Con toda esa experiencia a cuestas, el domingo pasado, en una entrevista en El País, el padre Mateo metió el bisturí a fondo en el tipo de trabajadores que se necesita en una institución como el Sirpa. En definitiva, está hablando del viejo concepto de “servidor público”, pero aplicado a una tarea muy específica y delicada. Lo expone así:
“Al ver la represión uno se pregunta si esas son maneras de educar. Se cree que este tipo de chiquilines que cometieron reiterados delitos dejan de ser personas y son irrecuperables. Ese es el argumento más fácil de esgrimir para decir que no van a cambiar nunca, cuando lo que tiene que hacer el adulto es plantearse con honestidad la pregunta: ¿Soy apto para este tipo de trabajo? Si no lo soy, tengo que irme. Es cuestión de conciencia. No puedo estar en un lugar donde los gurises me producen rabia, bronca y fastidio. Cuando un menor vuelve, dicen: ¡Otra vez! Cuando en realidad, tendrían que preguntarse por qué volvió. ¿No será que tu trabajo anterior no sirvió? Hay una práctica que parece habitual en la institución y consiste en creer que (todo se limita a) llevarlo, esperar a que pase el tiempo, que se cumpla la sentencia y se vaya. (…) Y si no ha sido rehabilitado, es probable que vuelva peor que antes”. De ahí que –enfatiza– “hay que apostar a quienes dentro de la institución están dispuestos a asumir una tarea nueva”.
Pero él avanza un poco más y advierte que “estos gurises (los infractores) tienen hambre de afecto, de cariño”, y por eso agrega que para el funcionario “el tema pasa por no considerarse juez del gurí que está allí”. Y sigue: “Hay que trabajar sobre la parte sana del adolescente.
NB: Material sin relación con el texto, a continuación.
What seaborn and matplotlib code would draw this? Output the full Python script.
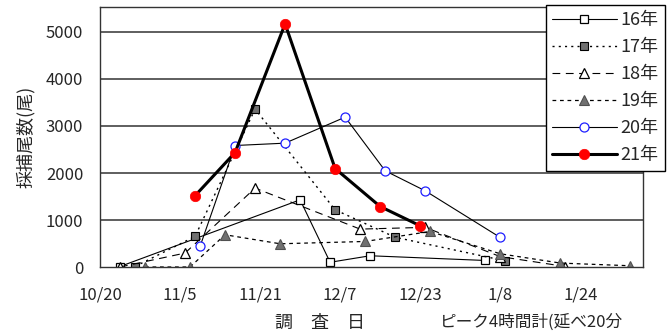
import numpy as np
import pandas as pd
import seaborn as sns
import matplotlib
matplotlib.use('Agg')
import matplotlib.pyplot as plt
import matplotlib.dates as mdates
import matplotlib.ticker as mtick

sns.set_style('white')
plt.rcParams['font.family'] = ['Noto Sans CJK JP', 'DejaVu Sans']

# survey dates (month/day) and catch counts per year
d16 = ['10/24', '11/29', '12/5', '12/13', '1/5']
v16 = [20, 1434, 110, 248, 148]
d17 = ['10/27', '11/8', '11/20', '12/6', '12/18', '1/9']
v17 = [20, 657, 3356, 1222, 640, 140]
d18 = ['10/24', '11/6', '11/20', '12/11', '12/24', '1/8', '1/21']
v18 = [10, 305, 1682, 813, 850, 230, 20]
d19 = ['10/29', '11/7', '11/14', '11/25', '12/12', '12/25', '1/8', '1/20', '2/3']
v19 = [10, 10, 693, 502, 551, 763, 290, 93, 36]
d20 = ['11/9', '11/16', '11/26', '12/8', '12/16', '12/24', '1/8']
v20 = [445, 2585, 2635, 3186, 2049, 1625, 636]
d21 = ['11/8', '11/16', '11/26', '12/6', '12/15', '12/23']
v21 = [1520, 2436, 5163, 2097, 1292, 883]

tick_days = ['10/20', '11/5', '11/21', '12/7', '12/23', '1/8', '1/24']


def to_date(s):
    m, d = [int(p) for p in s.split('/')]
    return pd.Timestamp(2008 if m >= 10 else 2009, m, d)


fig, ax = plt.subplots(figsize=(6.71, 3.36), dpi=100)
fig.subplots_adjust(left=0.149, right=0.958, bottom=0.204, top=0.979)

for y in range(1000, 6000, 1000):
    ax.axhline(y, color='#333333', lw=1.1, zorder=0)

sns.lineplot(x=[to_date(s) for s in d16], y=v16, ax=ax, label='16年', color='black',
             lw=0.8, linestyle='-', marker='s', ms=6, markerfacecolor='white',
             markeredgecolor='black', markeredgewidth=0.9)
sns.lineplot(x=[to_date(s) for s in d17], y=v17, ax=ax, label='17年', color='black',
             lw=1.0, linestyle=(0, (1.5, 3)), marker='s', ms=6, markerfacecolor='#707070',
             markeredgecolor='black', markeredgewidth=0.8)
sns.lineplot(x=[to_date(s) for s in d18], y=v18, ax=ax, label='18年', color='black',
             lw=0.8, linestyle=(0, (7, 5)), marker='^', ms=7, markerfacecolor='white',
             markeredgecolor='black', markeredgewidth=0.9)
sns.lineplot(x=[to_date(s) for s in d19], y=v19, ax=ax, label='19年', color='black',
             lw=0.9, linestyle=(0, (3, 3)), marker='^', ms=7, markerfacecolor='#707070',
             markeredgecolor='#505050', markeredgewidth=0.8)
sns.lineplot(x=[to_date(s) for s in d20], y=v20, ax=ax, label='20年', color='black',
             lw=0.8, linestyle='-', marker='o', ms=6.5, markerfacecolor='white',
             markeredgecolor='#1f1fff', markeredgewidth=0.9)
sns.lineplot(x=[to_date(s) for s in d21], y=v21, ax=ax, label='21年', color='black',
             lw=2.2, linestyle='-', marker='o', ms=7.5, markerfacecolor='#ff0000',
             markeredgecolor='#ff0000', markeredgewidth=0.5)

ax.set_ylim(0, 5520)
ax.set_xlim(to_date('10/20'), to_date('10/20') + pd.Timedelta(days=108.5))
ax.yaxis.set_major_locator(mtick.MultipleLocator(1000))
ax.yaxis.set_minor_locator(mtick.MultipleLocator(200))

ticks = [mdates.date2num(to_date(s)) for s in tick_days]
ax.xaxis.set_major_locator(mtick.FixedLocator(ticks))
ax.xaxis.set_major_formatter(mtick.FixedFormatter(tick_days))
minor = [mdates.date2num(to_date('10/20') + pd.Timedelta(days=k)) for k in range(0, 101, 10)]
ax.xaxis.set_minor_locator(mtick.FixedLocator(minor))

ax.tick_params(axis='both', which='both', direction='in', length=4, width=0.8,
               color='#333333', labelsize=12)
ax.tick_params(axis='y', pad=12)
ax.tick_params(axis='x', pad=14)
for sp in ax.spines.values():
    sp.set_color('#333333')
    sp.set_linewidth(1.0)

ax.set_xlabel('')
ax.set_ylabel('採捕尾数(尾)', fontsize=13, labelpad=8)
fig.text(0.477, 0.04, '調　査　日', fontsize=13, ha='center', va='center')
fig.text(0.655, 0.04, 'ピーク4時間計(延べ20分', fontsize=12, ha='left', va='center')

leg = ax.legend(loc='upper right', bbox_to_anchor=(0.991, 0.985),
                bbox_transform=fig.transFigure, fontsize=13, handlelength=3.6,
                labelspacing=0.5, borderpad=0.35, handletextpad=0.2,
                fancybox=False, framealpha=1, edgecolor='black', borderaxespad=0)
leg.get_frame().set_linewidth(1.0)

plt.savefig('out.png', dpi=100)
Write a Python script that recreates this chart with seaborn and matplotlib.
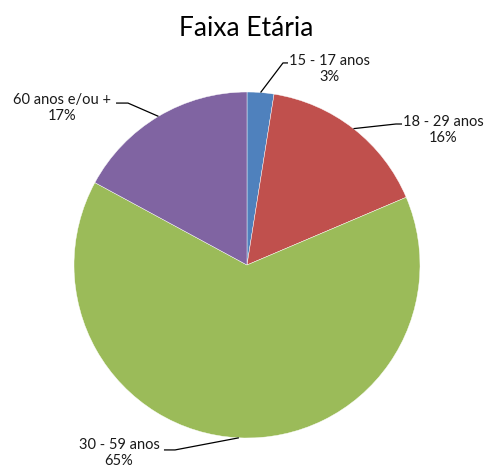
import numpy as np
import matplotlib
matplotlib.use("Agg")
import matplotlib.pyplot as plt
import seaborn as sns

# dados (fatias)
grupos = ['15 - 17 anos', '18 - 29 anos', '30 - 59 anos', '60 anos e/ou +']
fatias = [2.5, 16.1, 64.3, 17.1]
rotulos_pct = ['3%', '16%', '65%', '17%']
cores = ['#4F81BD', '#C0504D', '#9BBB59', '#8064A2']

sns.set_theme(style='white')
plt.rcParams['font.family'] = ['Lato', 'DejaVu Sans']

fig = plt.figure(figsize=(4.88, 4.68), dpi=100)
ax = fig.add_axes([74 / 488, 30 / 468, 346 / 488, 346 / 468])

wedges, _ = ax.pie(fatias, colors=sns.color_palette(cores), startangle=90,
                   counterclock=False, radius=1,
                   wedgeprops=dict(edgecolor='white', linewidth=0.3))
ax.set_xlim(-1, 1)
ax.set_ylim(-1, 1)
ax.set_aspect('equal')
ax.axis('off')

# posicoes dos rotulos (texto, cotovelo, fim da linha)
pos_texto = [(0.474, 1.133), (1.133, 0.780), (-0.740, -1.087), (-1.069, 0.908)]
cotovelo = [(0.208, 1.168), (0.861, 0.815), (-0.416, -1.069), (-0.688, 0.936)]
fim_linha = [(0.237, 1.168), (0.896, 0.815), (-0.480, -1.069), (-0.757, 0.936)]

for w, g, p, t, c, f in zip(wedges, grupos, rotulos_pct, pos_texto, cotovelo, fim_linha):
    ang = np.deg2rad((w.theta1 + w.theta2) / 2)
    x0, y0 = np.cos(ang), np.sin(ang)
    ax.plot([x0, c[0], f[0]], [y0, c[1], f[1]], color='black', lw=0.9,
            clip_on=False, solid_capstyle='butt')
    ax.text(t[0], t[1], g + '\n' + p, ha='center', va='center', fontsize=10.5,
            color='#1a1a1a', linespacing=1.25, clip_on=False)

fig.text(246 / 488, 1 - 28 / 468, 'Faixa Etária', ha='center', va='center',
         fontsize=19, color='black')

fig.savefig('out.png', dpi=100)
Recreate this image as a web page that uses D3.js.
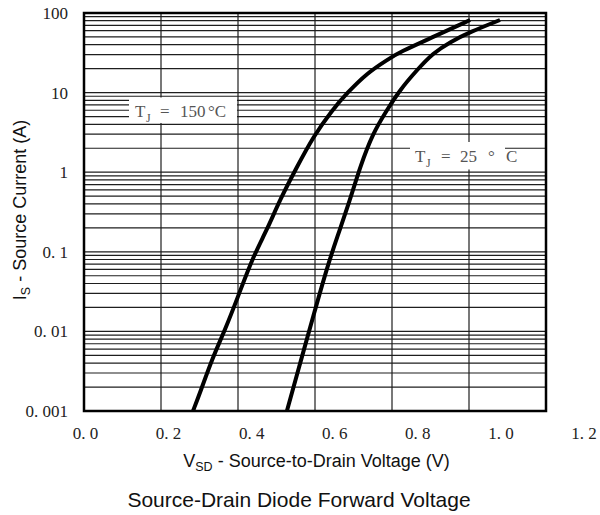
<!DOCTYPE html>
<html>
<head>
<meta charset="utf-8">
<script src="https://cdn.jsdelivr.net/npm/d3@7"></script>
<style>
  html, body { margin: 0; padding: 0; background: #fff; }
  svg { display: block; }
</style>
</head>
<body>
<svg id="chart" width="600" height="515"></svg>
<script>
// Axis ticks
const xTickValues = [0, 0.2, 0.4, 0.6, 0.8, 1.0, 1.2];
const xTickLabels = ["0. 0", "0. 2", "0. 4", "0. 6", "0. 8", "1. 0", "1. 2"];
const yTickValues = [0.001, 0.01, 0.1, 1, 10, 100];
const yTickLabels = ["0. 001", "0. 01", "0. 1", "1", "10", "100"];

// Diode forward characteristic, TJ = 150 °C  (V, A)
const vsd150 = [0.260, 0.277, 0.308, 0.337, 0.368, 0.404, 0.438, 0.469, 0.510, 0.549, 0.595, 0.631, 0.679, 0.727, 0.758, 0.838, 0.927];
const is150  = [0.001, 0.0017, 0.0048, 0.0104, 0.027, 0.086, 0.188, 0.448, 1.16, 2.77, 6.04, 9.9, 17.6, 25.7, 32.4, 49.9, 81.7];

// Diode forward characteristic, TJ = 25 °C  (V, A)
const vsd25 = [0.486, 0.518, 0.549, 0.583, 0.607, 0.638, 0.662, 0.693, 0.727, 0.758, 0.799, 0.838, 0.879, 0.927, 0.999];
const is25  = [0.001, 0.0040, 0.0152, 0.0644, 0.153, 0.448, 1.16, 3.10, 6.04, 10.8, 19.2, 31.4, 43.2, 57.7, 81.7];

const svg = d3.select("#chart");

// Plot frame
const frame = { left: 84, right: 546, top: 13, bottom: 411 };

const x = d3.scaleLinear().domain([0, 1.2]).range([85, 583.5]);
const y = d3.scaleLog().domain([0.001, 100]).range([frame.bottom, frame.top]);
// Vertical grid divides the frame into six equal columns
const gridX = d3.scaleLinear().domain([0, 6]).range([frame.left, frame.right]);

const serif = "'Liberation Serif', 'DejaVu Serif', serif";
const sans = "'Liberation Sans', Arial, sans-serif";

// ---- Grid ----
const grid = svg.append("g").attr("stroke", "#1e1e1e").attr("stroke-width", 1.2);

const hValues = [];
for (let e = -3; e <= 1; e++) {
  for (let m = 1; m <= 9; m++) hValues.push(m * Math.pow(10, e));
}
hValues.push(100);

grid.selectAll("line.h").data(hValues).join("line")
  .attr("class", "h")
  .attr("x1", frame.left).attr("x2", frame.right)
  .attr("y1", d => y(d)).attr("y2", d => y(d));

grid.selectAll("line.v").data(d3.range(7)).join("line")
  .attr("class", "v")
  .attr("x1", d => gridX(d)).attr("x2", d => gridX(d))
  .attr("y1", frame.top).attr("y2", frame.bottom);

// ---- Curve labels (white boxes knock out the grid) ----
const ann = svg.append("g");
ann.append("rect").attr("x", 129).attr("y", 97.5).attr("width", 108).attr("height", 25.5).attr("fill", "#fff");
ann.append("rect").attr("x", 410).attr("y", 142).attr("width", 95).attr("height", 27.5).attr("fill", "#fff");

function tjLabel(parts, baseY) {
  const t = ann.append("text")
    .attr("font-family", serif)
    .attr("font-size", 17)
    .attr("fill", "#555");
  parts.forEach(p => {
    t.append("tspan")
      .attr("x", p.x)
      .attr("y", baseY + (p.sub ? 5 : 0))
      .attr("font-size", p.sub ? 12 : 17)
      .text(p.t);
  });
}
tjLabel([
  { t: "T", x: 135 }, { t: "J", x: 146, sub: true }, { t: "=", x: 160 },
  { t: "150", x: 180 }, { t: "°C", x: 208 }
], 117);
tjLabel([
  { t: "T", x: 415 }, { t: "J", x: 426, sub: true }, { t: "=", x: 441 },
  { t: "25", x: 460 }, { t: "°", x: 488 }, { t: "C", x: 506 }
], 162);

// ---- Curves ----
const line = d3.line()
  .x(d => x(d[0]))
  .y(d => y(d[1]))
  .curve(d3.curveBasis);

const series = [
  d3.zip(vsd150, is150),
  d3.zip(vsd25, is25)
];

svg.append("g").selectAll("path").data(series).join("path")
  .attr("d", line)
  .attr("fill", "none")
  .attr("stroke", "#000")
  .attr("stroke-width", 4)
  .attr("stroke-linejoin", "round");

// ---- Frame ----
svg.append("rect")
  .attr("x", frame.left).attr("y", frame.top)
  .attr("width", frame.right - frame.left)
  .attr("height", frame.bottom - frame.top)
  .attr("fill", "none")
  .attr("stroke", "#000")
  .attr("stroke-width", 2.5);

// ---- Axes ----
const yAxis = d3.axisLeft(y)
  .tickValues(yTickValues)
  .tickFormat((d, i) => yTickLabels[i])
  .tickSize(0)
  .tickPadding(16);

const gy = svg.append("g").attr("transform", `translate(${frame.left},0)`).call(yAxis);
gy.select(".domain").remove();
gy.selectAll("text")
  .attr("font-family", serif)
  .attr("font-size", 17)
  .attr("fill", "#222")
  .style("white-space", "pre");

const xAxis = d3.axisBottom(x)
  .tickValues(xTickValues)
  .tickFormat((d, i) => xTickLabels[i])
  .tickSize(0)
  .tickPadding(16);

const gx = svg.append("g").attr("transform", `translate(0,${frame.bottom})`).call(xAxis);
gx.select(".domain").remove();
gx.selectAll("text")
  .attr("font-family", serif)
  .attr("font-size", 17)
  .attr("fill", "#222")
  .style("white-space", "pre");

// ---- Titles ----
const xTitle = svg.append("text")
  .attr("x", 316.5).attr("y", 466.5)
  .attr("text-anchor", "middle")
  .attr("font-family", sans)
  .attr("font-size", 18)
  .attr("fill", "#111");
xTitle.append("tspan").text("V");
xTitle.append("tspan").attr("font-size", 12.5).attr("dy", 4).text("SD");
xTitle.append("tspan").attr("dy", -4).text(" - Source-to-Drain Voltage (V)");

const yTitle = svg.append("text")
  .attr("transform", "translate(26,210) rotate(-90)")
  .attr("text-anchor", "middle")
  .attr("font-family", sans)
  .attr("font-size", 18)
  .attr("fill", "#111");
yTitle.append("tspan").text("I");
yTitle.append("tspan").attr("font-size", 12.5).attr("dy", 4).text("S");
yTitle.append("tspan").attr("dy", -4).text(" - Source Current (A)");

svg.append("text")
  .attr("x", 299).attr("y", 507)
  .attr("text-anchor", "middle")
  .attr("font-family", sans)
  .attr("font-size", 21)
  .attr("fill", "#111")
  .text("Source-Drain Diode Forward Voltage");
</script>
</body>
</html>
Eso es lo que hay que hacer. Hay que descubrir qué le gusta hacer y hay que estimularlo a que lo haga. Sobre eso hay que trabajar. Esa es la propuesta que la institución tiene que descubrir. La institución tiene que descubrir que nadie es totalmente malo, o totalmente bueno. Siempre la gente es rescatable. Pero, para encontrar lo rescatable yo tengo que tener tiempo, tengo que tener los espacios para darle al adolescente el tiempo necesario para reconocer sus errores.”
Me parece que son ideas concretas y contundentes, sobre las cuales conviene reflexionar. Y no son las únicas. También hace planteos muy directos sobre cómo debería ser la relación laboral con los empleados del Sirpa: “Creo que es necesario fijar un periodo de prueba, para ver cómo el funcionario que ha sido capacitado resuelve los conflictos que plantean cotidianamente los adolescentes. Si el funcionario no tiene la capacidad para resolver esos conflictos, no está habilitado para trabajar con ellos.”
Yo no quiero ni puedo agregar nada a lo que acabo de leer. Allí hay una base conceptual clarísima para encarar las reformas que están pendientes.
Y si no se la comparte o si se cree que en el Sirpa no están dadas las condiciones para llevarla a la práctica, entonces se puede pensar en la otra idea provocativa que Mateo Méndez lanza en ese reportaje: Después de tantas décadas de frustraciones, ¿por qué se mantiene por ley el monopolio del Estado en la atención de estos menores? ¿Por qué no se permite que instituciones y actores privados puedan demostrar que tienen condiciones para ocuparse de los menores infractores y recuperarlos?